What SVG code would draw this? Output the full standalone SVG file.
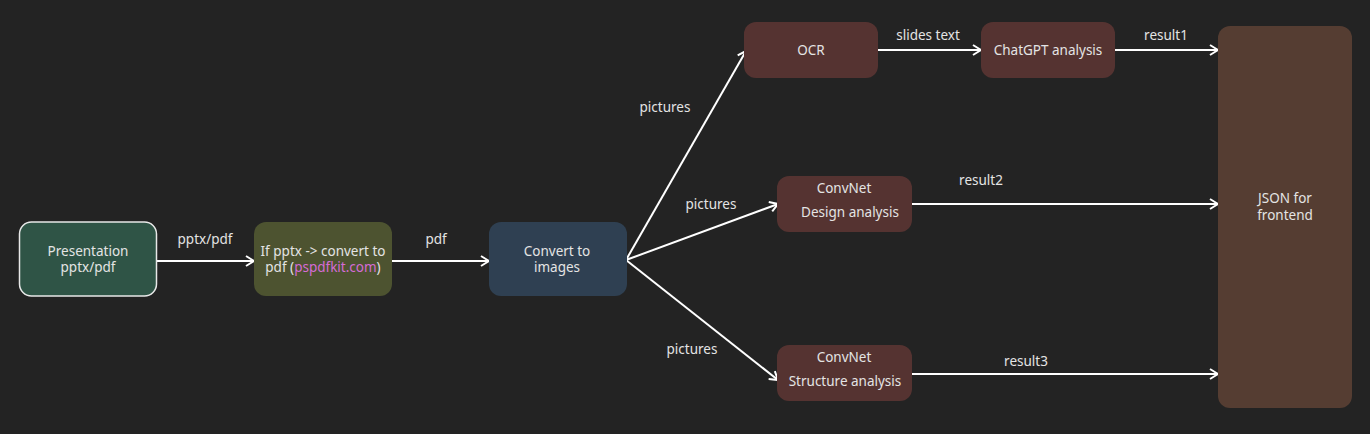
<svg xmlns="http://www.w3.org/2000/svg" width="1370" height="434" viewBox="0 0 1370 434">
<style>
text{font-family:"Noto Sans","Open Sans","DejaVu Sans",sans-serif;font-size:13.5px;fill:#e4e4e4;text-anchor:middle;dominant-baseline:central}
.c{stroke:#ffffff;stroke-width:2;fill:none}
.link{fill:#d56bd6}
</style>
<defs>
<marker id="ah" viewBox="0 0 12 12" refX="11" refY="6" markerWidth="12" markerHeight="12" markerUnits="userSpaceOnUse" orient="auto">
<path d="M3,1 L11,6 L3,11" fill="none" stroke="#ffffff" stroke-width="2"/>
</marker>
</defs>
<rect width="1370" height="434" fill="#232323"/>
<g id="connectors">
<path class="c" d="M157,261 H254" marker-end="url(#ah)"/>
<path class="c" d="M392,261 H489" marker-end="url(#ah)"/>
<path class="c" d="M626,260 L746,51" marker-end="url(#ah)"/>
<path class="c" d="M626,260 L778,204" marker-end="url(#ah)"/>
<path class="c" d="M626,260 L778,380" marker-end="url(#ah)"/>
<path class="c" d="M878,50 H981" marker-end="url(#ah)"/>
<path class="c" d="M1115,50 H1218" marker-end="url(#ah)"/>
<path class="c" d="M912,204 H1218" marker-end="url(#ah)"/>
<path class="c" d="M912,374 H1218" marker-end="url(#ah)"/>
<text x="205" y="239">pptx/pdf</text>
<text x="436" y="239">pdf</text>
<text x="665" y="107">pictures</text>
<text x="711" y="204">pictures</text>
<text x="692" y="349">pictures</text>
<text x="928" y="35">slides text</text>
<text x="1166" y="35">result1</text>
<text x="981" y="180">result2</text>
<text x="1026" y="361">result3</text>
</g>
<g id="presentation">
<rect x="19.5" y="222" width="137" height="74" rx="12" fill="#2f5446" stroke="#e8e8e8" stroke-width="1.5"/>
<text x="88" y="251">Presentation</text>
<text x="88" y="267">pptx/pdf</text>
</g>
<g id="convert-pdf">
<rect x="254" y="222" width="138" height="74" rx="12" fill="#4d5330"/>
<text x="323" y="251">If pptx -&gt; convert to</text>
<text x="323" y="267">pdf (<tspan class="link">pspdfkit.com</tspan>)</text>
</g>
<g id="convert-images">
<rect x="489" y="222" width="138" height="74" rx="12" fill="#2f4052"/>
<text x="557" y="251">Convert to</text>
<text x="557" y="267">images</text>
</g>
<g id="ocr">
<rect x="744" y="22" width="134" height="56" rx="12" fill="#553331"/>
<text x="811" y="50">OCR</text>
</g>
<g id="chatgpt">
<rect x="981" y="22" width="134" height="56" rx="12" fill="#553331"/>
<text x="1048" y="50">ChatGPT analysis</text>
</g>
<g id="design">
<rect x="777" y="176" width="135" height="56" rx="12" fill="#553331"/>
<text x="844" y="188">ConvNet</text>
<text x="850" y="212">Design analysis</text>
</g>
<g id="structure">
<rect x="777" y="345" width="135" height="56" rx="12" fill="#553331"/>
<text x="844" y="357">ConvNet</text>
<text x="845" y="381">Structure analysis</text>
</g>
<g id="json">
<rect x="1218" y="26" width="134" height="382" rx="12" fill="#553d32"/>
<text x="1285" y="198">JSON for</text>
<text x="1285" y="215">frontend</text>
</g>
</svg>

::::

Problem description: In the copy, include no pictures; restate the listing above exactly.

Final result:
What SVG code would draw this? Output the full standalone SVG file.
<svg xmlns="http://www.w3.org/2000/svg" width="1370" height="434" viewBox="0 0 1370 434">
<style>
text{font-family:"Noto Sans","Open Sans","DejaVu Sans",sans-serif;font-size:13.5px;fill:#e4e4e4;text-anchor:middle;dominant-baseline:central}
.c{stroke:#ffffff;stroke-width:2;fill:none}
.link{fill:#d56bd6}
</style>
<defs>
<marker id="ah" viewBox="0 0 12 12" refX="11" refY="6" markerWidth="12" markerHeight="12" markerUnits="userSpaceOnUse" orient="auto">
<path d="M3,1 L11,6 L3,11" fill="none" stroke="#ffffff" stroke-width="2"/>
</marker>
</defs>
<rect width="1370" height="434" fill="#232323"/>
<g id="connectors">
<path class="c" d="M157,261 H254" marker-end="url(#ah)"/>
<path class="c" d="M392,261 H489" marker-end="url(#ah)"/>
<path class="c" d="M626,260 L746,51" marker-end="url(#ah)"/>
<path class="c" d="M626,260 L778,204" marker-end="url(#ah)"/>
<path class="c" d="M626,260 L778,380" marker-end="url(#ah)"/>
<path class="c" d="M878,50 H981" marker-end="url(#ah)"/>
<path class="c" d="M1115,50 H1218" marker-end="url(#ah)"/>
<path class="c" d="M912,204 H1218" marker-end="url(#ah)"/>
<path class="c" d="M912,374 H1218" marker-end="url(#ah)"/>
<text x="205" y="239">pptx/pdf</text>
<text x="436" y="239">pdf</text>
<text x="665" y="107">pictures</text>
<text x="711" y="204">pictures</text>
<text x="692" y="349">pictures</text>
<text x="928" y="35">slides text</text>
<text x="1166" y="35">result1</text>
<text x="981" y="180">result2</text>
<text x="1026" y="361">result3</text>
</g>
<g id="presentation">
<rect x="19.5" y="222" width="137" height="74" rx="12" fill="#2f5446" stroke="#e8e8e8" stroke-width="1.5"/>
<text x="88" y="251">Presentation</text>
<text x="88" y="267">pptx/pdf</text>
</g>
<g id="convert-pdf">
<rect x="254" y="222" width="138" height="74" rx="12" fill="#4d5330"/>
<text x="323" y="251">If pptx -&gt; convert to</text>
<text x="323" y="267">pdf (<tspan class="link">pspdfkit.com</tspan>)</text>
</g>
<g id="convert-images">
<rect x="489" y="222" width="138" height="74" rx="12" fill="#2f4052"/>
<text x="557" y="251">Convert to</text>
<text x="557" y="267">images</text>
</g>
<g id="ocr">
<rect x="744" y="22" width="134" height="56" rx="12" fill="#553331"/>
<text x="811" y="50">OCR</text>
</g>
<g id="chatgpt">
<rect x="981" y="22" width="134" height="56" rx="12" fill="#553331"/>
<text x="1048" y="50">ChatGPT analysis</text>
</g>
<g id="design">
<rect x="777" y="176" width="135" height="56" rx="12" fill="#553331"/>
<text x="844" y="188">ConvNet</text>
<text x="850" y="212">Design analysis</text>
</g>
<g id="structure">
<rect x="777" y="345" width="135" height="56" rx="12" fill="#553331"/>
<text x="844" y="357">ConvNet</text>
<text x="845" y="381">Structure analysis</text>
</g>
<g id="json">
<rect x="1218" y="26" width="134" height="382" rx="12" fill="#553d32"/>
<text x="1285" y="198">JSON for</text>
<text x="1285" y="215">frontend</text>
</g>
</svg>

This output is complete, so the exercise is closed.